Japan is an intriguing country (especially for an outsider) that never ceases to amaze and inspire people by striving for perfection. It appears that the pursuit of excellence is something that’s deeply embedded in the culture, and it shows in different areas of life and various ways.
The majority of us are already familiar with the concept of bonsai—a Japanese art form dating back over a thousand years, which produces small trees that mimic the appearance of full-size trees. But many still haven’t heard about daisugi. While its technique has similarities to that of bonsai, the result it produces is vastly different.
Literally translating to platform cedar, daisugi is a 14th- or 15th-century technique that offers an efficient, sustainable, and visually stunning approach to forestry.
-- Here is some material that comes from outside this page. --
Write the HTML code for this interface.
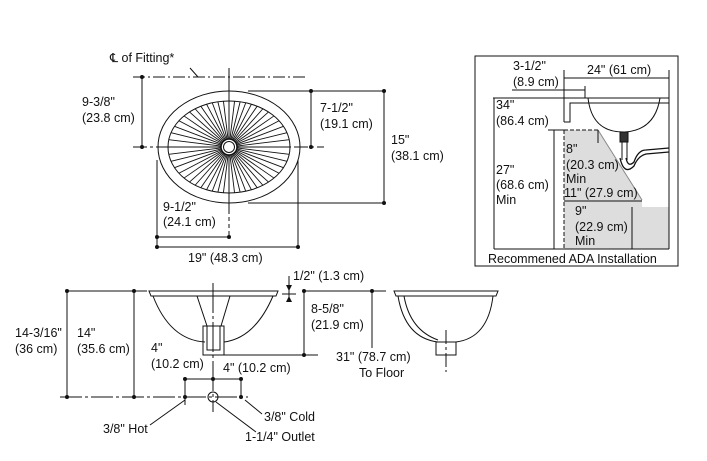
<!DOCTYPE html>
<html><head><meta charset="utf-8"><style>
body{margin:0;background:#fff}
svg{display:block}
text{font-family:"Liberation Sans",sans-serif;font-size:12.5px;fill:#111}
</style></head><body>
<svg id="s" width="707" height="461" viewBox="0 0 707 461" stroke="#111" fill="none" stroke-width="1">
<!-- TOP VIEW -->
<line x1="133" y1="77" x2="307" y2="77" stroke-dasharray="12,3,2,3"/>
<line x1="190" y1="68" x2="198" y2="77"/>
<text x="110" y="62" stroke="none">℄ of Fitting*</text>
<line x1="229" y1="68" x2="229" y2="210"/>
<line x1="229" y1="210" x2="229" y2="237" stroke-dasharray="4,3"/>
<line x1="133" y1="147" x2="324" y2="147" stroke-dasharray="14,3,3,3"/>
<ellipse cx="229" cy="147" rx="71" ry="56"/>
<ellipse cx="229" cy="147" rx="61" ry="46"/>
<g id="rays"></g>
<circle cx="229" cy="147" r="8" fill="#fff" stroke-width="1.5"/>
<circle cx="229" cy="147" r="5.5"/>
<line x1="142" y1="77" x2="142" y2="147"/>
<line x1="311" y1="91" x2="311" y2="147"/>
<line x1="248" y1="91" x2="386" y2="91"/>
<line x1="248" y1="203" x2="386" y2="203"/>
<line x1="384" y1="91" x2="384" y2="203"/>
<line x1="157" y1="160" x2="157" y2="248"/>
<line x1="298" y1="160" x2="298" y2="248"/>
<line x1="157" y1="237" x2="229" y2="237"/>
<line x1="157" y1="247" x2="298" y2="247"/>
<g fill="#111" stroke="none">
<circle cx="142" cy="77" r="2"/><circle cx="142" cy="147" r="2"/>
<circle cx="311" cy="91" r="2"/><circle cx="311" cy="147" r="2"/>
<circle cx="384" cy="91" r="2"/><circle cx="384" cy="203" r="2"/>
<circle cx="157" cy="237" r="2"/><circle cx="229" cy="237" r="2"/>
<circle cx="157" cy="247" r="2"/><circle cx="298" cy="247" r="2"/>
</g>
<g stroke="none">
<text x="82" y="106">9-3/8"</text><text x="82" y="122">(23.8 cm)</text>
<text x="320" y="112">7-1/2"</text><text x="320" y="128">(19.1 cm)</text>
<text x="391" y="144">15"</text><text x="391" y="160">(38.1 cm)</text>
<text x="163" y="211">9-1/2"</text><text x="163" y="226">(24.1 cm)</text>
<text x="188" y="262">19" (48.3 cm)</text>
</g>

<!-- ADA BOX -->
<rect x="475" y="56" width="203" height="210"/>
<polygon points="564,130 598,130 642,200 642,207 669,207 669,249 564,249" fill="#ddd" stroke="none"/>
<line x1="564" y1="130" x2="564" y2="249" stroke-dasharray="4,2"/>
<line x1="564" y1="130" x2="598" y2="130" stroke-dasharray="4,2"/>
<line x1="598" y1="130" x2="642" y2="200" stroke="#888"/>
<line x1="564" y1="70" x2="564" y2="122"/>
<line x1="669" y1="70" x2="669" y2="249"/>
<line x1="564" y1="78" x2="669" y2="78"/>
<line x1="512" y1="90" x2="585" y2="90"/>
<line x1="585" y1="86" x2="585" y2="98"/>
<line x1="493" y1="98" x2="669" y2="98"/>
<polyline points="669,103 570,103 570,122 564,122"/>
<path d="M588,98 Q592,133 625,132 Q655,130 660,98"/>
<rect x="620" y="132" width="8" height="10" fill="#333"/>
<line x1="622" y1="142" x2="622" y2="160"/><line x1="627" y1="142" x2="627" y2="160"/>
<path d="M620,158 q4,18 14,8 q4,-10 12,-12 L669,152" stroke-width="1.3"/><path d="M626,158 q2,10 8,4 q4,-12 12,-12 L669,148" stroke-width="1.3"/>
<line x1="494" y1="98" x2="494" y2="249"/>
<line x1="554" y1="130" x2="554" y2="249"/>
<line x1="548" y1="130" x2="564" y2="130"/>
<line x1="598" y1="130" x2="598" y2="143"/>
<line x1="564" y1="201" x2="642" y2="201"/>
<line x1="632" y1="207" x2="632" y2="249"/>
<line x1="494" y1="249" x2="669" y2="249"/>
<g stroke="none">
<text x="513" y="70">3-1/2"</text><text x="513" y="86">(8.9 cm)</text>
<text x="587" y="74">24" (61 cm)</text>
<text x="496" y="109">34"</text><text x="496" y="125">(86.4 cm)</text>
<text x="496" y="174">27"</text><text x="496" y="189">(68.6 cm)</text><text x="496" y="204">Min</text>
<text x="566" y="153">8"</text><text x="566" y="169">(20.3 cm)</text><text x="566" y="183">Min</text>
<text x="564" y="197">11" (27.9 cm)</text>
<text x="575" y="215">9"</text><text x="575" y="231">(22.9 cm)</text><text x="575" y="245">Min</text>
<text x="488" y="263">Recommened ADA Installation</text>
</g>

<!-- FRONT VIEW -->
<line x1="68" y1="291" x2="147" y2="291"/>
<line x1="305" y1="291" x2="386" y2="291"/>
<path d="M149,291 L278,291 L276,296 L151,296 Z"/>
<path d="M153,296 Q170,340 205,342 M224,342 Q255,338 273,296"/>
<path d="M197,296 L207,326 M230,296 L221,326"/>
<rect x="203" y="326" width="21" height="29"/>
<rect x="207" y="326" width="13" height="24"/>
<line x1="67" y1="291" x2="67" y2="397"/>
<line x1="134" y1="291" x2="134" y2="397"/>
<line x1="213" y1="283" x2="213" y2="412" stroke-dasharray="30,3,3,3"/>
<line x1="60" y1="397" x2="248" y2="397" stroke-dasharray="22,3,3,3"/>
<line x1="185" y1="379" x2="241" y2="379"/>
<line x1="185" y1="379" x2="185" y2="405"/><line x1="241" y1="379" x2="241" y2="397"/>
<circle cx="213" cy="397" r="5"/>
<line x1="289" y1="276" x2="289" y2="302"/>
<line x1="282" y1="294" x2="296" y2="294"/>
<line x1="304" y1="291" x2="304" y2="355"/>
<line x1="224" y1="355" x2="318" y2="355"/>
<line x1="372" y1="291" x2="372" y2="348"/>
<line x1="185" y1="400" x2="150" y2="425"/>
<line x1="216" y1="402" x2="256" y2="432"/>
<line x1="245" y1="400" x2="262" y2="414"/>
<g fill="#111" stroke="none">
<circle cx="67" cy="291" r="2"/><circle cx="67" cy="397" r="2"/>
<circle cx="134" cy="291" r="2"/><circle cx="134" cy="397" r="2"/>
<circle cx="185" cy="379" r="2"/><circle cx="213" cy="379" r="2"/><circle cx="241" cy="379" r="2"/>
<circle cx="185" cy="397" r="2"/><circle cx="241" cy="397" r="2"/>
<circle cx="304" cy="291" r="2"/><circle cx="304" cy="355" r="2"/><circle cx="372" cy="291" r="2"/>
<polygon points="289,291 286,285 292,285"/><polygon points="289,296 286,302 292,302"/>
</g>
<g stroke="none">
<text x="293" y="280">1/2" (1.3 cm)</text>
<text x="15" y="337">14-3/16"</text><text x="15" y="353">(36 cm)</text>
<text x="77" y="337">14"</text><text x="77" y="353">(35.6 cm)</text>
<text x="151" y="352">4"</text><text x="151" y="368">(10.2 cm)</text>
<text x="223" y="372">4" (10.2 cm)</text>
<text x="311" y="313">8-5/8"</text><text x="311" y="329">(21.9 cm)</text>
<text x="336" y="361">31" (78.7 cm)</text><text x="359" y="377">To Floor</text>
<text x="103" y="433">3/8" Hot</text>
<text x="245" y="441">1-1/4" Outlet</text>
<text x="264" y="421">3/8" Cold</text>
</g>
<!-- SIDE VIEW -->
<path d="M394,291 L498,291 L496,296 L396,296 Z"/>
<path d="M398,296 Q405,338 438,342 M456,342 Q488,338 493,296"/>
<path d="M404,296 Q410,330 438,340"/>
<rect x="436" y="342" width="20" height="13"/>
<line x1="446" y1="330" x2="446" y2="372" stroke-dasharray="14,3,3,3"/>
</svg>
<script>
var g=document.getElementById('rays'),n=52,s='';
for(var i=0;i<n;i++){var a=i*2*Math.PI/n,c=Math.cos(a),si=Math.sin(a);
var t=1/Math.sqrt((c*c)/(61*61)+(si*si)/(46*46));
s+='<line x1="'+(229+8*c)+'" y1="'+(147+8*si)+'" x2="'+(229+t*c)+'" y2="'+(147+t*si)+'" stroke="#111" stroke-width="0.9"/>';}
g.innerHTML=s;
</script>
</body></html>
The method originated in Kyoto and involves pruning the branches of Kitayama cedar so that the remaining shoots grow straight upward from a platform. Rather than harvesting the entire tree for lumber, loggers can fell just the upper portions, leaving the base and root structure intact.
Although daisugi mostly is used in gardens or bonsai today, it originally was developed to combat a seedling shortage when the demand for taruki, a type of impeccably straight and knot-free lumber, was high. Because the upper shoots of Kitayama cedar can be felled every 20 years, which is far sooner than with other methods, the technique grew in popularity.